In Marsh v. J. Alexander’s, The Ninth Circuit issued a fundamentally important opinion supporting the hospitality industry nationwide. Specifically, the Ninth Circuit rejected the U.S. Department of Labor’s (“DOL”) disastrous 20% rule that was adopted by the Eighth Circuit in Fast v. Applebee’s in 2011. In Fast, the court held that restaurateurs had to monitor every hour worked by members of the wait staff and only take the tip credit in hours worked by the wait staff when they spent no more than 20% of their time on non-tip-producing activities. The DOL’s “timesheet and stopwatch” approach was not only unworkable in real life (leading many restaurateurs and hoteliers to stop using a tip credit at all) but also a misguided effort on the DOL’s part to clarify the so-called “dual jobs” regulation.
The Ninth Circuit opinion restores the focus on where it should have always been, namely that if an employee works in a tip-producing job, even if that tip-producing job involves some duties that do not go directly to generating tips but are accepted elements of the job, the employer can pay using a tip credit (a reduction off the minimum wage to account for tip, which is a maximum of $5.12 per hour under federal law).* If the employee works a tipped job and a non-tipped job, or performs activities during a distinct portion of the day that are different than the tipped job tasks (e.g. a waiter preparing salads or handling cooking duties before a service shift), the employer cannot take a tip credit when paying the employee for the hours worked in the non-tipped job.
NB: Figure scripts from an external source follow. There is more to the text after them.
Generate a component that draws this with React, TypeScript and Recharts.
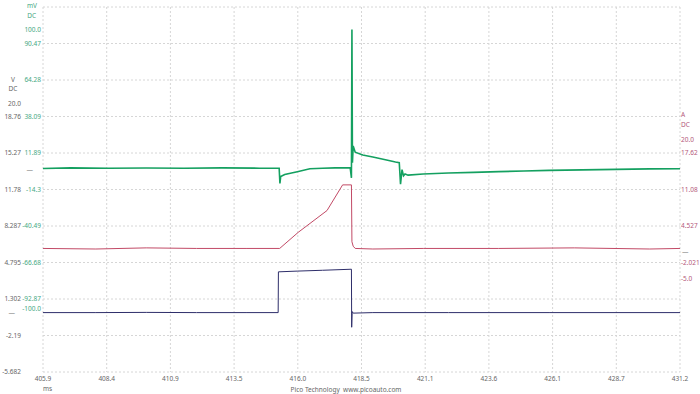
import React from 'react';
import { LineChart, Line, XAxis, YAxis, CartesianGrid } from 'recharts';

// ---- axes ----
const xTicks = [405.9, 408.43, 410.96, 413.49, 416.02, 418.55, 421.08, 423.61, 426.14, 428.67, 431.2];
const xLabels = ['405.9', '408.4', '410.9', '413.5', '416.0', '418.5', '421.1', '423.6', '426.1', '428.7', '431.2'];
const gridTicks = [0, 1, 2, 3, 4, 5, 6, 7, 8, 9, 10];

const mvDomain = [-145.25, 116.66];
const mvTicks = [100, 90.47, 64.28, 38.09, 11.89, -14.3, -40.49, -66.68, -92.87, -100, 0];
const mvLabels = ['100.0', '90.47', '64.28', '38.09', '11.89', '-14.3', '-40.49', '-66.68', '-92.87', '-100.0', '—'];

const vDomain = [-5.682, 29.235];
const vTicks = [20, 18.76, 15.27, 11.78, 8.287, 4.795, 1.302, -2.19, -5.682, 0];
const vLabels = ['20.0', '18.76', '15.27', '11.78', '8.287', '4.795', '1.302', '-2.19', '-5.682', '—'];

const aDomain = [-21.662, 43.808];
const aTicks = [20, 17.62, 11.08, 4.527, -2.021, -5, 0];
const aLabels = ['20.0', '17.62', '11.08', '4.527', '-2.021', '-5.0', '—'];

// ---- series ----
const greenT = [405.9, 407.0, 408.5, 410.0, 411.5, 413.0, 414.5, 415.28, 415.31, 415.34, 415.5, 416.0, 416.5, 417.0, 417.5, 418.1, 418.15, 418.17, 418.19, 418.22, 418.3, 418.6, 419.0, 419.5, 419.9, 420.05, 420.1, 420.16, 420.22, 420.28, 420.4, 421.0, 422.0, 423.0, 424.0, 425.0, 426.0, 428.0, 430.0, 431.2];
const greenMv = [0.8, 1.2, 0.9, 1.1, 0.9, 1.2, 1.0, 1.0, -10.0, -5.0, -3.5, -1.5, 0.6, 1.0, 1.2, 1.3, -6.0, 100.5, 5.0, 17.0, 12.5, 10.5, 9.0, 7.0, 5.5, 5.0, -10.5, 0.0, -4.5, -3.2, -4.0, -3.2, -2.5, -2.0, -1.5, -1.0, -0.6, 0.0, 0.5, 0.6];

const redT = [405.9, 408.0, 410.0, 412.0, 414.0, 415.3, 416.04, 417.18, 417.8, 418.15, 418.17, 418.22, 418.3, 419.0, 421.0, 424.0, 427.0, 430.0, 431.2];
const redA = [0.5, 0.4, 0.6, 0.5, 0.5, 0.5, 3.4, 7.3, 11.9, 11.9, 1.7, 0.9, 0.5, 0.4, 0.5, 0.5, 0.6, 0.4, 0.5];

const blackT = [405.9, 408.0, 410.0, 412.0, 414.0, 415.24, 415.25, 416.0, 417.0, 418.15, 418.16, 418.18, 418.22, 419.0, 422.0, 426.0, 431.2];
const blackV = [0.0, 0.0, 0.02, 0.0, 0.0, 0.0, 3.9, 3.97, 4.05, 4.15, -1.4, 0.1, -0.05, 0.0, 0.0, 0.0, 0.0];

const greenData = greenT.map((t, i) => ({ t, v: greenMv[i] }));
const redData = redT.map((t, i) => ({ t, v: redA[i] }));
const blackData = blackT.map((t, i) => ({ t, v: blackV[i] }));

const FONT = "'Noto Sans', 'DejaVu Sans', sans-serif";
const FS = 6.5;
const GRAY = '#666';
const GREEN_LBL = '#45a882';
const RED_LBL = '#b4587a';
const GREEN = '#14a060';
const RED = '#c24a66';
const NAVY = '#2e2e6a';

const makeTick = (ticks: number[], labels: string[], color: string, anchor: string, markerDx: number) =>
  (props: any) => {
    const { x, y, payload } = props;
    const i = ticks.indexOf(payload.value);
    if (i < 0) return <g />;
    const isMarker = payload.value === 0;
    return (
      <text x={x + (isMarker ? markerDx : 0)} y={y} dy="0.35em" textAnchor={anchor}
        fill={isMarker ? '#888' : color} fontSize={FS} fontFamily={FONT}>
        {labels[i]}
      </text>
    );
  };

const XTick = (props: any) => {
  const { x, y, payload } = props;
  const i = xTicks.indexOf(payload.value);
  return (
    <text x={x} y={y} dy="0.71em" textAnchor="middle" fill={GRAY} fontSize={FS} fontFamily={FONT}>
      {i >= 0 ? xLabels[i] : ''}
    </text>
  );
};

const gridRows = (props: any) => {
  const ax = props && props.yAxis;
  if (ax && typeof ax.scale === 'function' && ax.yAxisId === 'grid') {
    return gridTicks.map((v) => ax.scale(v));
  }
  const off = props.offset;
  return gridTicks.map((v) => off.top + (off.height * v) / 10);
};

export default function App() {
  return (
    <div style={{ position: 'absolute', left: 0, top: 0, width: 700, height: 394, background: '#fff' }}>
      <LineChart width={700} height={394} margin={{ top: 7, right: 18, bottom: 0, left: 41 }} style={{ overflow: 'visible' }}>
        <CartesianGrid yAxisId="grid" stroke="#d6d6d6" strokeDasharray="2 2" horizontalCoordinatesGenerator={gridRows} />
        <XAxis dataKey="t" type="number" domain={[405.9, 431.2]} ticks={xTicks} height={22}
          tickLine={false} axisLine={false} tickSize={0} tickMargin={4} tick={<XTick />} allowDataOverflow />
        <YAxis yAxisId="grid" type="number" domain={[0, 10]} ticks={gridTicks} width={1} orientation="right"
          tick={false} tickLine={false} axisLine={false} interval={0} />
        <YAxis yAxisId="mv" type="number" domain={mvDomain} ticks={mvTicks} width={1} orientation="left"
          tickLine={false} axisLine={false} tickSize={0} tickMargin={2} interval={0}
          tick={makeTick(mvTicks, mvLabels, GREEN_LBL, 'end', -8)} allowDataOverflow />
        <YAxis yAxisId="v" type="number" domain={vDomain} ticks={vTicks} width={1} orientation="left"
          tickLine={false} axisLine={false} tickSize={0} tickMargin={21} interval={0}
          tick={makeTick(vTicks, vLabels, GRAY, 'end', -6)} allowDataOverflow />
        <YAxis yAxisId="a" type="number" domain={aDomain} ticks={aTicks} width={1} orientation="right"
          tickLine={false} axisLine={false} tickSize={0} tickMargin={1} interval={0}
          tick={makeTick(aTicks, aLabels, RED_LBL, 'start', 1)} allowDataOverflow />
        <Line yAxisId="a" data={redData} dataKey="v" type="linear" stroke={RED} strokeWidth={1} dot={false} isAnimationActive={false} />
        <Line yAxisId="v" data={blackData} dataKey="v" type="linear" stroke={NAVY} strokeWidth={1} dot={false} isAnimationActive={false} />
        <Line yAxisId="mv" data={greenData} dataKey="v" type="linear" stroke={GREEN} strokeWidth={1.6} dot={false} isAnimationActive={false} />
      </LineChart>
      <svg width={700} height={394} style={{ position: 'absolute', left: 0, top: 0, pointerEvents: 'none' }}>
        <g fontFamily={FONT} fontSize={FS}>
          <text x={37} y={6} dy="0.35em" textAnchor="end" fill={GREEN_LBL}>mV</text>
          <text x={36} y={16} dy="0.35em" textAnchor="end" fill={GREEN_LBL}>DC</text>
          <text x={13} y={80} dy="0.35em" textAnchor="middle" fill={GRAY}>V</text>
          <text x={13} y={89} dy="0.35em" textAnchor="middle" fill={GRAY}>DC</text>
          <text x={681} y={115} dy="0.35em" textAnchor="start" fill={RED_LBL}>A</text>
          <text x={681} y={125} dy="0.35em" textAnchor="start" fill={RED_LBL}>DC</text>
          <text x={43} y={389} dy="0.35em" textAnchor="start" fill={GRAY}>ms</text>
          <text x={346} y={390} dy="0.35em" textAnchor="middle" fill={GRAY}>{'Pico Technology\u00A0\u00A0www.picoauto.com'}</text>
        </g>
      </svg>
    </div>
  );
}
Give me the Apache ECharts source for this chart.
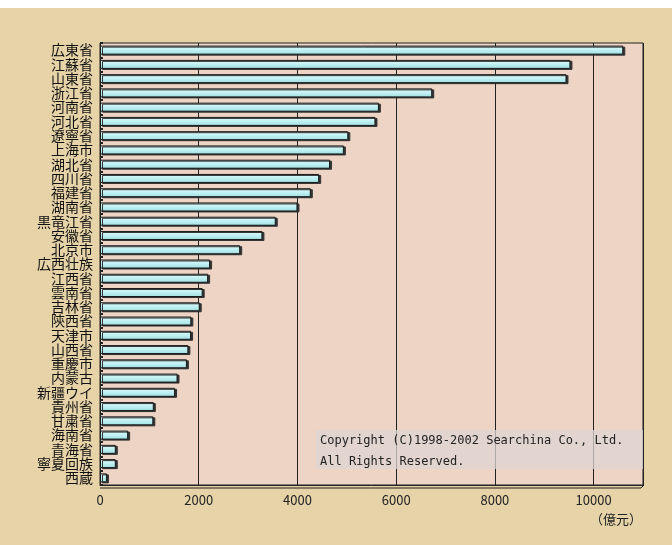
<!DOCTYPE html>
<html>
<head>
<meta charset="utf-8">
<script src="https://cdn.jsdelivr.net/npm/echarts@6/dist/echarts.min.js"></script>
<style>
  html, body { margin: 0; padding: 0; background: #fff; }
  #chart { width: 672px; height: 545px; }
</style>
</head>
<body>
<div id="chart"></div>
<script>
// 省別 GDP（億元）
var provinces = ['広東省', '江蘇省', '山東省', '浙江省', '河南省', '河北省', '遼寧省', '上海市',
    '湖北省', '四川省', '福建省', '湖南省', '黒竜江省', '安徽省', '北京市', '広西壮族',
    '江西省', '雲南省', '吉林省', '陝西省', '天津市', '山西省', '重慶市', '内蒙古',
    '新疆ウイ', '貴州省', '甘粛省', '海南省', '青海省', '寧夏回族', '西蔵'];
var gdp = [10600, 9530, 9450, 6730, 5650, 5580, 5030, 4940,
    4660, 4440, 4270, 4000, 3560, 3290, 2840, 2230,
    2190, 2080, 2020, 1850, 1845, 1790, 1760, 1570,
    1520, 1090, 1080, 570, 320, 320, 140];
var xTicks = [0, 2000, 4000, 6000, 8000, 10000];

var font = '"Noto Sans CJK JP", "Noto Sans", sans-serif';
var monoFont = '"DejaVu Sans Mono", "Liberation Mono", monospace';

var myChart = echarts.init(document.getElementById('chart'));
var option = {
    backgroundColor: '#e7d3a8',
    animation: false,
    grid: {
        left: 100,
        right: 29,
        top: 43,
        bottom: 60,
        show: true,
        backgroundColor: '#edd4c4',
        borderColor: '#222',
        borderWidth: 1
    },
    xAxis: {
        type: 'value',
        min: 0,
        max: 11000,
        interval: 2000,
        axisLine: { show: true, lineStyle: { color: '#222', width: 1 } },
        axisTick: { show: true, length: 4, inside: true, lineStyle: { color: '#222' } },
        splitLine: { show: true, lineStyle: { color: '#222', width: 1 } },
        axisLabel: {
            color: '#222',
            fontSize: 13,
            fontFamily: font,
            margin: 9,
            showMaxLabel: false,
            formatter: function (v) {
                return xTicks.indexOf(v) >= 0 ? String(v) : '';
            }
        }
    },
    yAxis: {
        type: 'category',
        inverse: true,
        data: provinces,
        axisLine: { show: true, lineStyle: { color: '#222', width: 1 } },
        axisTick: { show: true, length: 3, inside: true, lineStyle: { color: '#222', width: 2 } },
        axisLabel: {
            color: '#111',
            fontSize: 14,
            fontFamily: font,
            margin: 7,
            interval: 0
        }
    },
    series: [
        {
            name: 'GDP',
            type: 'bar',
            data: gdp,
            barWidth: 9,
            itemStyle: {
                color: {
                    type: 'linear', x: 0, y: 0, x2: 0, y2: 1,
                    colorStops: [
                        { offset: 0, color: '#e2fbfb' },
                        { offset: 0.5, color: '#bff1f3' },
                        { offset: 1, color: '#9fdde1' }
                    ]
                },
                borderColor: '#1a1a1a',
                borderWidth: 1,
                shadowColor: '#333',
                shadowBlur: 0,
                shadowOffsetX: 2,
                shadowOffsetY: 1
            }
        }
    ],
    graphic: [
        // 上の白い帯
        { type: 'rect', left: 0, top: 0, shape: { width: 672, height: 8 }, style: { fill: '#fff' }, z: 100 },
        // 下軸の奥行き線
        {
            type: 'polyline', z: 100,
            shape: { points: [[100, 488], [641, 488], [644, 485]] },
            style: { stroke: '#222', lineWidth: 1, fill: null }
        },
        // 著作権表示
        {
            type: 'rect', left: 316, top: 430,
            shape: { width: 327, height: 39 },
            style: { fill: 'rgba(222,214,212,0.75)' }, z: 100
        },
        {
            type: 'text', left: 320, top: 435, z: 101,
            style: { text: 'Copyright (C)1998-2002 Searchina Co., Ltd.', fill: '#222', font: '12px ' + monoFont }
        },
        {
            type: 'text', left: 320, top: 456, z: 101,
            style: { text: 'All Rights Reserved.', fill: '#222', font: '12px ' + monoFont }
        },
        // 単位
        {
            type: 'text', right: 30, top: 513, z: 101,
            style: { text: '（億元）', fill: '#222', font: '13px ' + font }
        }
    ]
};
myChart.setOption(option);
</script>
</body>
</html>
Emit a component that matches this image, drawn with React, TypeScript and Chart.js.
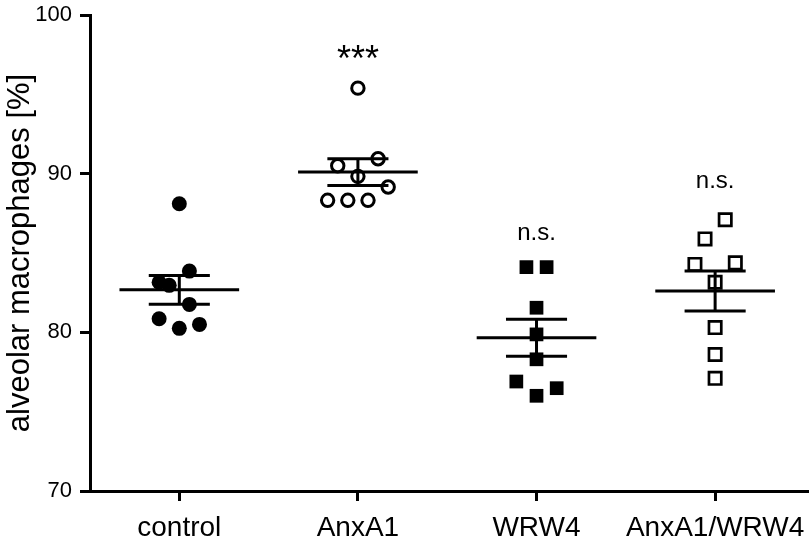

Not only is the Marsh approach consistent with Congressional intent when the FLSA was expanded to cover the hospitality industry in 1966, but this approach is immensely easier to apply and allows employers and employees to have far greater certainty about what jobs qualify for the tip credit. Hospitality employers throughout the country will take note of the decision, and lawyers will note the split between two federal courts that can only be resolved in one of two ways: (1) via a U.S. Supreme Court ruling; or (2) via a DOL revision of its internal guidelines to adhere to the Marsh ruling.
*Not all states allow a tip credit and some limit it further than federal law. In California, employers cannot take a tip credit. In Arizona, where the decision originates, the tip credit is capped at $3/hour.